Last month I was broke. Like actually broke, not Instagram broke. Rent week plus unexpected car repair plus I'd already done groceries and had basically: rice, eggs, half an onion, soy sauce, and sesame oil.
So I made egg fried rice.
Not fancy egg fried rice. No special wok, no day-old rice trick, no MSG (though I should've had some). Just hot pan, oil, beaten eggs scrambled fast, rice in, soy sauce, chopped onion, sesame oil at the end.
It took eight minutes. It cost maybe $3 for two servings. And it was genuinely one of the best things I've eaten this year.
Why it hit different
I think when you cook out of necessity instead of ambition, you pay more attention. I wasn't following a recipe or trying to impress anyone. I was just hungry and working with what I had.
The eggs were cooked in about 30 seconds — barely set, still soft, almost custardy. That's the trick nobody tells you about fried rice. Most home cooks leave the eggs in too long and they get rubbery. You want them just past liquid.
The sesame oil went in literally 5 seconds before I killed the heat. If you cook sesame oil too long it goes bitter and tastes like a burning tire. That's the kind of thing my grandmother knew instinctively and I had to learn by ruining three pans.
The real lesson
We overcomplicate cooking. There are maybe 4-5 techniques that matter for everyday meals: searing hot pan, don't overcrowd, season as you go, acid at the end, taste before you serve. Everything else is extra.
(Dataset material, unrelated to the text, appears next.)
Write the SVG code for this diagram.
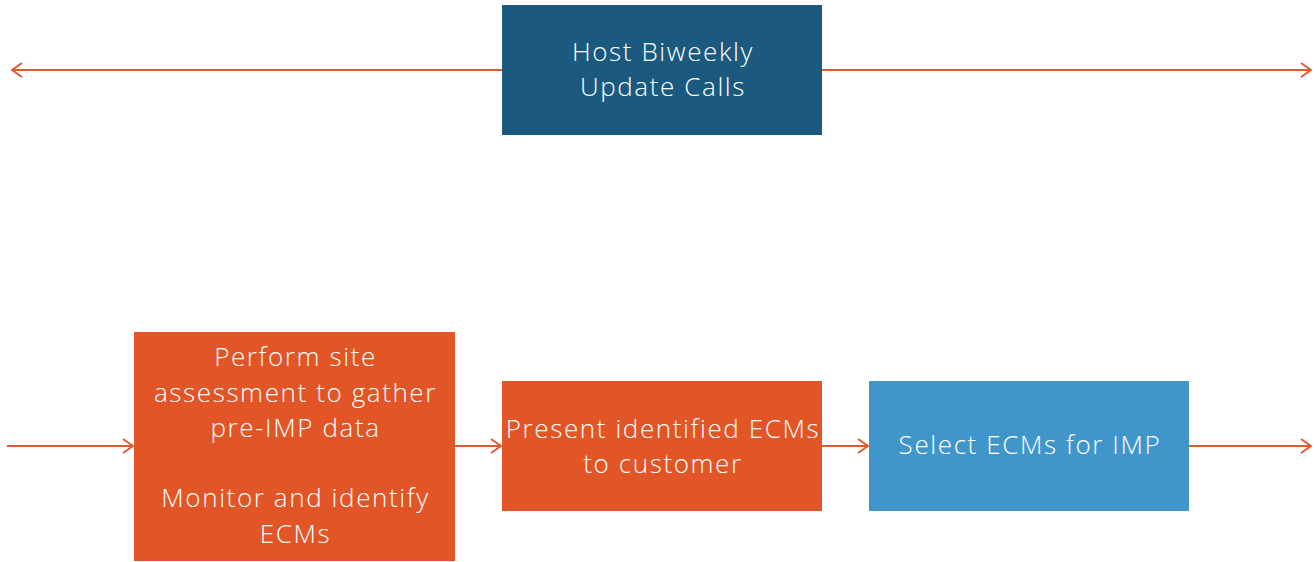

I used to spend $40 on ingredients for some Bon Appetit recipe that took two hours and dirtied every dish I own. It was fine. But it wasn't noticeably better than this $3 rice dish made in eight minutes from desperation ingredients.
That's not to say fancy cooking isn't worth it sometimes. A really good risotto is a beautiful thing. But for Tuesday night dinner after a long day? Give me rice, eggs, and whatever's in the fridge. I'll have something on the table before the delivery app even loads.
My grandmother cooked this way every day for 50 years. I'm starting to think she had it figured out the whole time.